Leroy & Stitch

I’ve figured that three types of people exist in relation to Leroy and Stitch, the latest Lilo and Stitch direct-to-video sequel put out by the fine folks at Walt Disney Television Animation. The first group won’t buy or watch it if you paid them. They hate direct-to-video sequels, especially those by Disney, and equate them with crack: bad for you personally but also bad for society in general. It won’t matter if someone tells them it is good, they aren’t going to soil their DVD players. The second group will buy it regardless of anything I or anyone else says. They love the characters and find the whole thing as harmless, wholesome fun for their children, with a good moral tacked on to boot. They buy it right when it comes out or the first time they are in Wal-Mart and notice it on the end cap. The third group, a small group I think, may buy or watch this movie, but only if it is surprisingly good. They need to be convinced that there is something unusual here, but if it is, they will pony up. So, is Leroy and Stitch that type of movie? Hell no. Leroy and Stitch is actually not technically direct-to-video. It made one appearance on the Disney Channel the week before it was released, a commercial of sorts. If you had the misfortune to watch it for free, my condolences on your wasted time and brain cells, but at least you didn’t shell about any money for this crapola. I’m not sure this sets a new low for Disney sequels, but they will be hard pressed to get too much worse than this without drawing stick figures and hiring bums to do the voices.

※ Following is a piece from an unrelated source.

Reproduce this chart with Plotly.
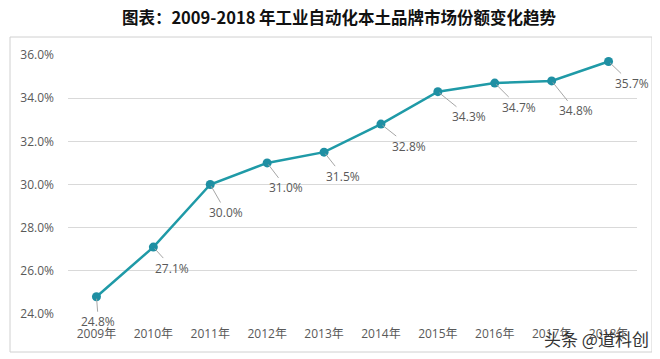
import plotly.graph_objects as go

years = ["2009年", "2010年", "2011年", "2012年", "2013年", "2014年", "2015年", "2016年", "2017年", "2018年"]
share = [24.8, 27.1, 30.0, 31.0, 31.5, 32.8, 34.3, 34.7, 34.8, 35.7]
label_text = ["24.8%", "27.1%", "30.0%", "31.0%", "31.5%", "32.8%", "34.3%", "34.7%", "34.8%", "35.7%"]
label_dx = [2, 19, 16, 19, 19, 28, 31, 24, 24, 23]
label_dy = [25, 21, 28, 25, 24, 22, 25, 24, 30, 22]
y_ticks = [24, 26, 28, 30, 32, 34, 36]
y_tick_text = ["24.0%", "26.0%", "28.0%", "30.0%", "32.0%", "34.0%", "36.0%"]

# page body has an 8px margin, so the figure is drawn 8px smaller and offset
W, H = 652, 351
L, R, T, B = 60, 23, 47, 45
pw, ph = W - L - R, H - T - B

fig = go.Figure()
fig.add_trace(go.Scatter(
    x=years, y=share, mode="lines+markers",
    line=dict(color="#1f9aa7", width=2.5),
    marker=dict(size=9, color="#1f8fa3"),
    cliponaxis=False, showlegend=False, hoverinfo="skip",
))

annotations = []
for yr, v, t, dx, dy in zip(years, share, label_text, label_dx, label_dy):
    annotations.append(dict(
        x=yr, y=v, xref="x", yref="y", text=t, showarrow=True,
        arrowhead=0, arrowwidth=1, arrowcolor="#a6a6a6",
        ax=dx, ay=dy, standoff=2,
        font=dict(family="Open Sans, Noto Sans", size=12, color="#595959"),
    ))

annotations.append(dict(
    x=(588 - L) / pw, y=-(330 - (H - B)) / ph, xref="paper", yref="paper",
    xanchor="center", yanchor="middle",
    text="头条 @道科创", showarrow=False,
    font=dict(family="Noto Sans CJK SC", size=17, color="#333333"),
))

fig.update_layout(
    width=W, height=H,
    margin=dict(l=L, r=R, t=T, b=B),
    paper_bgcolor="white", plot_bgcolor="white",
    title=dict(
        text="<b>图表：2009-2018 年工业自动化本土品牌市场份额变化趋势</b>",
        x=331 / W, xanchor="center", y=1 - 10 / H, yanchor="middle",
        font=dict(family="Noto Sans CJK SC", size=16.5, color="#111111"),
    ),
    xaxis=dict(
        type="category", range=[-0.5, 9.5], showgrid=False, zeroline=False,
        showline=False, ticks="", ticklabelstandoff=11,
        tickfont=dict(family="Open Sans, Noto Sans CJK SC", size=12, color="#595959"),
    ),
    yaxis=dict(
        range=[24, 36], tickvals=y_ticks, ticktext=y_tick_text,
        showgrid=True, gridcolor="#d9d9d9", gridwidth=1, zeroline=False,
        showline=False, ticks="", ticklabelstandoff=13,
        tickfont=dict(family="Open Sans, Noto Sans", size=12, color="#595959"),
    ),
    annotations=annotations,
    shapes=[dict(
        type="rect", xref="paper", yref="paper",
        x0=(2 - L) / pw, x1=(644 - L) / pw,
        y0=-(344 - (H - B)) / ph, y1=(H - B - 29) / ph,
        line=dict(color="#d0d0d0", width=1), fillcolor="rgba(0,0,0,0)",
        layer="below",
    )],
)

fig.write_html("out.html")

Lilo (voiced by Daveigh Chase) and her alien buddy Stitch (Chris Sanders) have spent most of their time on the Disney Channel “Lilo and Stitch” television series collecting the other 625 experiments created by Jumba (David Ogden Stires, who will, literally, do anything Disney asks him) prior to his creation of Stitch. Stitch himself is known as Experiment 626. So, what probably started as a random number in the original (and pretty darn good) Lilo and Stitch movie becomes the shaky basis for a few years of weekly channel filler. Anyway, at the beginning of Leroy and Stitch, Lilo and her friends are getting rewarded by the Galactic Alliance. They will all be placed in different corners of the galaxy in jobs they’ve always wanted. Of course, the flip side is that they won’t be together and after the big deal they made about “ohana means family” in the first movie, you’d think Stitch would never leave Lilo. Wrong. There is money to be made, so anything goes!

Jumba goes back to the laboratory and is forced by an evil genius hamster (ahem) to create another Stitch like character. The alien comes out and is dubbed Leroy. Why? So they can call the movie Leroy and Stitch, that’s why. Not only is there one Stitch-like evil alien running around, the hamster (ahem) has a cloning machine and soon, there are hundreds. The galaxy is in danger of being ruled by an evil hamster (ahem) so what is Lilo going to do? She’s putting the band back together. Well, not a band exactly, but while watching this movie you may start dreaming of much better movies, like the Blues Brothers.

I really liked the original movie Lilo and Stitch. It was beautiful hand-drawn lush feel. It also had a nice moral about how people want to belong, feel wanted, be part of a family. This sequel is a pile of crap. It was produced by Walt Disney Television Animation and even for television work, it looks cheap and flat. Every scene has a very mediocre washed out background with no movement and one or two characters who don’t move until absolutely required and then usually it’s only the mouth. You don’t have to have good animation to be entertaining. “The Simpsons” routinely rises above their amateur looking animation with witty writing and crack timing. Here there is just that well worn chestnut from the back of the DVD case, “our friends discover that one place they all truly belong is together.”

Now, don’t get me wrong. I realize that this stuff is for kids. It’s really just a slightly longer television show. But, seriously, look in your DVD collection and see if you have any missing classics. Do you have Pooh, Belle, and Dumbo? What about the one where the dog dies at the end? What about either movie about the chocolate factory and its sadistic owner? You must be missing something in your collection, and I'm telling you to go buy that, not this. This is not good, group three. It’s just not any good. In keeping with the slapdash cheap feel of the movie itself, the extras are pretty slapdash and cheap. They add a “previously un-seen” episode of the “Lilo and Stitch” television series. I guess if you’ve bought the disc and watched the movie and enjoyed it, that would be a nice bonus. Other than that is a pretty lame game that you play using the arrow keys on your remote. Even my nine year old said it wasn’t very good. That’s pretty much all there is on the disc. Although you get some trailers for movies you should probably have bought instead of this one.